== Your goal ==
Extract all data as written.

== Raw data ==
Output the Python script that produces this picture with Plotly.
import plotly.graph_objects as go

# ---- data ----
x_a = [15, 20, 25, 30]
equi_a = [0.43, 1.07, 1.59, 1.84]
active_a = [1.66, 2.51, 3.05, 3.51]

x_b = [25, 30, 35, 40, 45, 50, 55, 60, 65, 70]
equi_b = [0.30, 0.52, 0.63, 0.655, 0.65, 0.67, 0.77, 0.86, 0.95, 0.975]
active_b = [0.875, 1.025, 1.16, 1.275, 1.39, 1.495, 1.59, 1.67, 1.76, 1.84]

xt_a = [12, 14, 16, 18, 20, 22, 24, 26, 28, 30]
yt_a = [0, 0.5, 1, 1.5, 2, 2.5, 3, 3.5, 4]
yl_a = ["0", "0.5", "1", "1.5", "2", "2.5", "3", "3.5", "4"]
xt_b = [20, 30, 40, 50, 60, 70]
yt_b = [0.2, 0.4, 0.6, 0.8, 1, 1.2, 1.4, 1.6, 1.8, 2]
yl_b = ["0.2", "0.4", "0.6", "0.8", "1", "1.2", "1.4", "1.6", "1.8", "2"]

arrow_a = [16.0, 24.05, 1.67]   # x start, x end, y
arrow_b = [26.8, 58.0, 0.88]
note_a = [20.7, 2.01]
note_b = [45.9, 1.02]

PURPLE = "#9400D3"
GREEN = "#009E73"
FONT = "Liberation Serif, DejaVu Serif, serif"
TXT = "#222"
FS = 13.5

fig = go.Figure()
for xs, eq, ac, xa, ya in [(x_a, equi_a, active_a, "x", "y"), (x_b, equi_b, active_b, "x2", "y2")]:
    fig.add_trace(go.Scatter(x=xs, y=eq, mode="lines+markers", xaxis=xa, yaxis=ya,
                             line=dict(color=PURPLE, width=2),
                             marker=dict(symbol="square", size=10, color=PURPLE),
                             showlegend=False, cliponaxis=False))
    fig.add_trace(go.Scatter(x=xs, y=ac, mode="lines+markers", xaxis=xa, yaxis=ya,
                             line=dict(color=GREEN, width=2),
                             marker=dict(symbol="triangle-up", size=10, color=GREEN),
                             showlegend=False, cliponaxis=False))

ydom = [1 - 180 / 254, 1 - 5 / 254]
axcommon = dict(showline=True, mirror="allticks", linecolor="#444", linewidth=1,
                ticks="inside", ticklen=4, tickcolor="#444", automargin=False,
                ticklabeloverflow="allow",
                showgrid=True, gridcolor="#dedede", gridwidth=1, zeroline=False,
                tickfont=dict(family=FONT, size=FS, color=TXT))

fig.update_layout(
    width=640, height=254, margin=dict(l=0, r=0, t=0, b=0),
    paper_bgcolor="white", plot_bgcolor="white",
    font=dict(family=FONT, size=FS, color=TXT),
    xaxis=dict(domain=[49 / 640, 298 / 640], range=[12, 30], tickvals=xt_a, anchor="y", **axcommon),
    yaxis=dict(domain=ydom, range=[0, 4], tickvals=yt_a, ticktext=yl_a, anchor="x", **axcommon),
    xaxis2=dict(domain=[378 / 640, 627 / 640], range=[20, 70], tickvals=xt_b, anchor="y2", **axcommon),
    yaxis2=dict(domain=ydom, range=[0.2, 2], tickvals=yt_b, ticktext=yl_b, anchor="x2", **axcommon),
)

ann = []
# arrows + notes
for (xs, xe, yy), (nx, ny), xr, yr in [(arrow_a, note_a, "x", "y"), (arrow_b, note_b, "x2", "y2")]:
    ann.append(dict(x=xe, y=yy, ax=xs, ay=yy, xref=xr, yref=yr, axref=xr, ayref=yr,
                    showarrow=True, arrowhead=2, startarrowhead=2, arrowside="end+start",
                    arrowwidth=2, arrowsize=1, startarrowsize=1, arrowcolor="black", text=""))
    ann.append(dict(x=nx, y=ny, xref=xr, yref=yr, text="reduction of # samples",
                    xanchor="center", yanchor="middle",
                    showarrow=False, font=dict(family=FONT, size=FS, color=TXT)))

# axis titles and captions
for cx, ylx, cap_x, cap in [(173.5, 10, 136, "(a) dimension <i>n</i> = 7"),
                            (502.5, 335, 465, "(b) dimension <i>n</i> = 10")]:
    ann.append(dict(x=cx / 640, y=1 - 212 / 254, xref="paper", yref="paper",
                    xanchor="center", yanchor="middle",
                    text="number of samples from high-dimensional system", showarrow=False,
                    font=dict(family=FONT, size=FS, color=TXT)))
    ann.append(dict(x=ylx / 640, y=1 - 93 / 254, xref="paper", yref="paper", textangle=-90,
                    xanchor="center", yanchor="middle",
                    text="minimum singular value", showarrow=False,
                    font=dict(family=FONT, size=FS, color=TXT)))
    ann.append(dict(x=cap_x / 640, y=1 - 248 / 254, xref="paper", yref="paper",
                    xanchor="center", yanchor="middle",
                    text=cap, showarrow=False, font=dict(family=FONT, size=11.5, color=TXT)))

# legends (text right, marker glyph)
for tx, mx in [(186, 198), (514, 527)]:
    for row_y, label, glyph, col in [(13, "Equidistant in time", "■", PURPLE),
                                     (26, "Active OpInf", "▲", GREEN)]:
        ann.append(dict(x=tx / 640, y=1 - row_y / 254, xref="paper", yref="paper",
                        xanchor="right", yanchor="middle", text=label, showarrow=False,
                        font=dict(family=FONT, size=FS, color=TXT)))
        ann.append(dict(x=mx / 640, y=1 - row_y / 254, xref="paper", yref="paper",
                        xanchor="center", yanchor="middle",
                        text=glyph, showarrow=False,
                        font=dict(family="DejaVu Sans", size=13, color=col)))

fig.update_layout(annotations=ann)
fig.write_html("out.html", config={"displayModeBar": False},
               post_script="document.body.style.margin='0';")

== The result ==
Output the Python script that produces this picture with Plotly.
import plotly.graph_objects as go

# ---- data ----
x_a = [15, 20, 25, 30]
equi_a = [0.43, 1.07, 1.59, 1.84]
active_a = [1.66, 2.51, 3.05, 3.51]

x_b = [25, 30, 35, 40, 45, 50, 55, 60, 65, 70]
equi_b = [0.30, 0.52, 0.63, 0.655, 0.65, 0.67, 0.77, 0.86, 0.95, 0.975]
active_b = [0.875, 1.025, 1.16, 1.275, 1.39, 1.495, 1.59, 1.67, 1.76, 1.84]

xt_a = [12, 14, 16, 18, 20, 22, 24, 26, 28, 30]
yt_a = [0, 0.5, 1, 1.5, 2, 2.5, 3, 3.5, 4]
yl_a = ["0", "0.5", "1", "1.5", "2", "2.5", "3", "3.5", "4"]
xt_b = [20, 30, 40, 50, 60, 70]
yt_b = [0.2, 0.4, 0.6, 0.8, 1, 1.2, 1.4, 1.6, 1.8, 2]
yl_b = ["0.2", "0.4", "0.6", "0.8", "1", "1.2", "1.4", "1.6", "1.8", "2"]

arrow_a = [16.0, 24.05, 1.67]   # x start, x end, y
arrow_b = [26.8, 58.0, 0.88]
note_a = [20.7, 2.01]
note_b = [45.9, 1.02]

PURPLE = "#9400D3"
GREEN = "#009E73"
FONT = "Liberation Serif, DejaVu Serif, serif"
TXT = "#222"
FS = 13.5

fig = go.Figure()
for xs, eq, ac, xa, ya in [(x_a, equi_a, active_a, "x", "y"), (x_b, equi_b, active_b, "x2", "y2")]:
    fig.add_trace(go.Scatter(x=xs, y=eq, mode="lines+markers", xaxis=xa, yaxis=ya,
                             line=dict(color=PURPLE, width=2),
                             marker=dict(symbol="square", size=10, color=PURPLE),
                             showlegend=False, cliponaxis=False))
    fig.add_trace(go.Scatter(x=xs, y=ac, mode="lines+markers", xaxis=xa, yaxis=ya,
                             line=dict(color=GREEN, width=2),
                             marker=dict(symbol="triangle-up", size=10, color=GREEN),
                             showlegend=False, cliponaxis=False))

ydom = [1 - 180 / 254, 1 - 5 / 254]
axcommon = dict(showline=True, mirror="allticks", linecolor="#444", linewidth=1,
                ticks="inside", ticklen=4, tickcolor="#444", automargin=False,
                ticklabeloverflow="allow",
                showgrid=True, gridcolor="#dedede", gridwidth=1, zeroline=False,
                tickfont=dict(family=FONT, size=FS, color=TXT))

fig.update_layout(
    width=640, height=254, margin=dict(l=0, r=0, t=0, b=0),
    paper_bgcolor="white", plot_bgcolor="white",
    font=dict(family=FONT, size=FS, color=TXT),
    xaxis=dict(domain=[49 / 640, 298 / 640], range=[12, 30], tickvals=xt_a, anchor="y", **axcommon),
    yaxis=dict(domain=ydom, range=[0, 4], tickvals=yt_a, ticktext=yl_a, anchor="x", **axcommon),
    xaxis2=dict(domain=[378 / 640, 627 / 640], range=[20, 70], tickvals=xt_b, anchor="y2", **axcommon),
    yaxis2=dict(domain=ydom, range=[0.2, 2], tickvals=yt_b, ticktext=yl_b, anchor="x2", **axcommon),
)

ann = []
# arrows + notes
for (xs, xe, yy), (nx, ny), xr, yr in [(arrow_a, note_a, "x", "y"), (arrow_b, note_b, "x2", "y2")]:
    ann.append(dict(x=xe, y=yy, ax=xs, ay=yy, xref=xr, yref=yr, axref=xr, ayref=yr,
                    showarrow=True, arrowhead=2, startarrowhead=2, arrowside="end+start",
                    arrowwidth=2, arrowsize=1, startarrowsize=1, arrowcolor="black", text=""))
    ann.append(dict(x=nx, y=ny, xref=xr, yref=yr, text="reduction of # samples",
                    xanchor="center", yanchor="middle",
                    showarrow=False, font=dict(family=FONT, size=FS, color=TXT)))

# axis titles and captions
for cx, ylx, cap_x, cap in [(173.5, 10, 136, "(a) dimension <i>n</i> = 7"),
                            (502.5, 335, 465, "(b) dimension <i>n</i> = 10")]:
    ann.append(dict(x=cx / 640, y=1 - 212 / 254, xref="paper", yref="paper",
                    xanchor="center", yanchor="middle",
                    text="number of samples from high-dimensional system", showarrow=False,
                    font=dict(family=FONT, size=FS, color=TXT)))
    ann.append(dict(x=ylx / 640, y=1 - 93 / 254, xref="paper", yref="paper", textangle=-90,
                    xanchor="center", yanchor="middle",
                    text="minimum singular value", showarrow=False,
                    font=dict(family=FONT, size=FS, color=TXT)))
    ann.append(dict(x=cap_x / 640, y=1 - 248 / 254, xref="paper", yref="paper",
                    xanchor="center", yanchor="middle",
                    text=cap, showarrow=False, font=dict(family=FONT, size=11.5, color=TXT)))

# legends (text right, marker glyph)
for tx, mx in [(186, 198), (514, 527)]:
    for row_y, label, glyph, col in [(13, "Equidistant in time", "■", PURPLE),
                                     (26, "Active OpInf", "▲", GREEN)]:
        ann.append(dict(x=tx / 640, y=1 - row_y / 254, xref="paper", yref="paper",
                        xanchor="right", yanchor="middle", text=label, showarrow=False,
                        font=dict(family=FONT, size=FS, color=TXT)))
        ann.append(dict(x=mx / 640, y=1 - row_y / 254, xref="paper", yref="paper",
                        xanchor="center", yanchor="middle",
                        text=glyph, showarrow=False,
                        font=dict(family="DejaVu Sans", size=13, color=col)))

fig.update_layout(annotations=ann)
fig.write_html("out.html", config={"displayModeBar": False},
               post_script="document.body.style.margin='0';")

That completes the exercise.